Review Summary: A striking meld of old and new...
The past years have been heavily criticized by anyone interested in the world’s welfare. Positive changes seem to be outweighed by negative ones and more musicians have started to insist on these issues through their songs. Complaining about the lack of ethics regarding the environment’s safety, politics or issues of our society in general, the right messages have easier found their way to fans who are not up to date with all the events taking place. Whether people do something about them or not it’s an entirely different discussion. Industrial music has always worked very well with these subjects due to its aggressive nature. Bands like Skinny Puppy, Front Line Assembly, KMFDM or Filter have always militated against multiple government-related or social matters. In 2007, when it was released one of the career highlights, Year Zero
, Nine Inch Nails presented a nihilistic depiction of the not-so-distant future.
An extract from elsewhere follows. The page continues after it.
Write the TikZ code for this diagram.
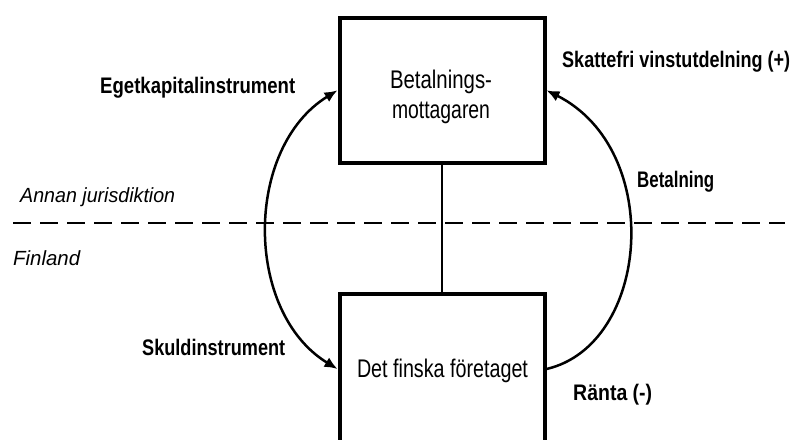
\documentclass[tikz,border=0pt]{standalone}
\usepackage{fontspec}
\setmainfont{Liberation Sans}
\usetikzlibrary{arrows.meta}
\newcommand\fitw[2]{\resizebox{#1}{\height}{#2}}
\begin{document}
\begin{tikzpicture}[x=1pt,y=-1pt,
  >={Latex[length=13pt,width=11pt]},
  box/.style={draw, line width=4pt, minimum width=205pt, inner sep=0pt},
  lbl/.style={anchor=base west, inner sep=0pt, font=\fontsize{22.5}{26}\selectfont\bfseries},
  ital/.style={anchor=base west, inner sep=0pt, font=\fontsize{20.5}{24}\selectfont\itshape},
  boxtxt/.style={anchor=base, inner sep=0pt, font=\fontsize{25.5}{30}\selectfont},
  curve/.style={line width=2.5pt},
  border/.style={line width=2pt, dash pattern=on 18pt off 9pt}]
\useasboundingbox (0,0) rectangle (794,439);
\clip (0,0) rectangle (794,439);
\node[box, minimum height=145.5pt] (top) at (442,90.3) {};
\node[box, minimum height=150pt] (bot) at (442,369) {};
\node[boxtxt] (t1) at (441,88) {\fitw{102pt}{Betalnings-}};
\node[boxtxt] (t2) at (441,118) {\fitw{98pt}{mottagaren}};
\node[boxtxt] (t3) at (442.5,377) {\fitw{171pt}{Det finska företaget}};
\node[lbl] (eget) at (100,93) {\fitw{195pt}{Egetkapitalinstrument}};
\node[lbl] (skatt) at (562,67) {\fitw{228pt}{Skattefri vinstutdelning (+)}};
\node[lbl] (betal) at (637,187) {\fitw{77pt}{Betalning}};
\node[lbl] (skuld) at (142,355) {\fitw{143pt}{Skuldinstrument}};
\node[lbl] (ranta) at (573,400) {\fitw{79pt}{Ränta (-)}};
\node[ital] (annan) at (20,202) {\fitw{155pt}{Annan jurisdiktion}};
\node[ital] (fin) at (13,265) {\fitw{67pt}{Finland}};
\coordinate (dl) at (13,223);
\coordinate (dr) at (785,223);
\draw[border] (dl) -- (dr);
\draw[line width=2pt] (top.south) -- (bot.north);
\draw[curve, <->] (top.west) .. controls (244,148) and (244,312) .. (bot.west);
\draw[curve, ->] (bot.east) .. controls (650,345) and (665,150) .. (top.east);
\end{tikzpicture}
\end{document}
The noisy structures that buried guitars under washes of synthesizers became an excellent canvas for this concept, whereas the extroverted lyrics melding dystopian tales of battling political factions masked opinions on actual disasters caused by the Bush administration. They were something rather new for Trent Reznor, whose lyrics focused mostly on personal topics. Nine years later, we discover a slight return to the respective mindset, but focusing more on the current direction of things. As a result, Not the Actual Events
is a short, murky EP that offers the frontman’s impressions as if written in a diary.
Reznor (and Atticus Ross, who became an official member of NIN) mentioned the unfriendly nature of the EP, yet it isn’t a complete departure from, let’s say, Hesitation Marks
. Not the Actual Events
uses as a foundation some electronic elements of the mentioned LP and Year Zero
, but are topped by more organic features such as noisy guitars, nostalgic piano lines and heavily distorted bass used on The Fragile
and With Teeth
, respectively. The results are vibrant, the two bursting right into action via frantic opener, ‘Branches/Bones’. In typical NIN fashion, records start with high octane numbers, yet being a shorter affair, the energy here is maintained until the last second. For the most part, the vocals are buried under sonic layers, occasionally kicking in full power. ‘Dear World,’ shares a hypnotic vibe enhanced by sequencers and percussion as Trent speaks his thoughts on the downward path our society has taken. Some eerie passages are present, like short breaks, still, we are dragged through the throbbing rhythms again and again.
Moving on, ‘She’s Gone Away’ is a steadier cut, using “factory” noises and a deep bass groove as the main engine. A pungent, How to Destroy Angels-esque synth, similar to the one used on ‘We Fade Away’ breaks in, while Reznor repeatedly mutters the track’s title. With the way it builds up and the overall pace, the song reminds a bit of ‘Reptile’, but within a futuristic context. Towards the end, ‘The Idea of You’ combines narratives reminiscent of Year Zero
’s closer ‘Zero Sum’ during the verses and dynamic, shouted choruses. The syncopated rhythms receive additional embellishments the second time around, making for an intense, chaotic end. Meanwhile, ‘Burning Bright (Field on Fire)’ feels like a march to the end of the world. Over a huge drum beat, the low-tuned guitars are only a support for the uber dirty bass lead (think of a more melodic ‘The Line Begins to Blur’ cranked to a maximum level of fat). Halfway, besides the high pitched keyboard lines, the two start manipulating several sounds to great effect. The reverbed vocals resemble an apocalyptic speech, however, it is hard to pinpoint on whose perspective the lyrics were written: secular, political or simply a personal battle. Either way, this is a striking end to an impressive EP.
A cold feeling passes through me each time I listen to Not the Actual Events
. The fairly impenetrable wall of sound Nine Inch Nails created here is admirable, especially since everything is presented in just over 21 minutes. At the same time, I wish there were more tracks, mainly because I am used to hour-long NIN records. Hopefully, this is only a sample of what Trent and Atticus have in store for us. The current direction can be further explored on a more ambitious project. Those who feared the band got soft will easily change their mind after spinning this EP.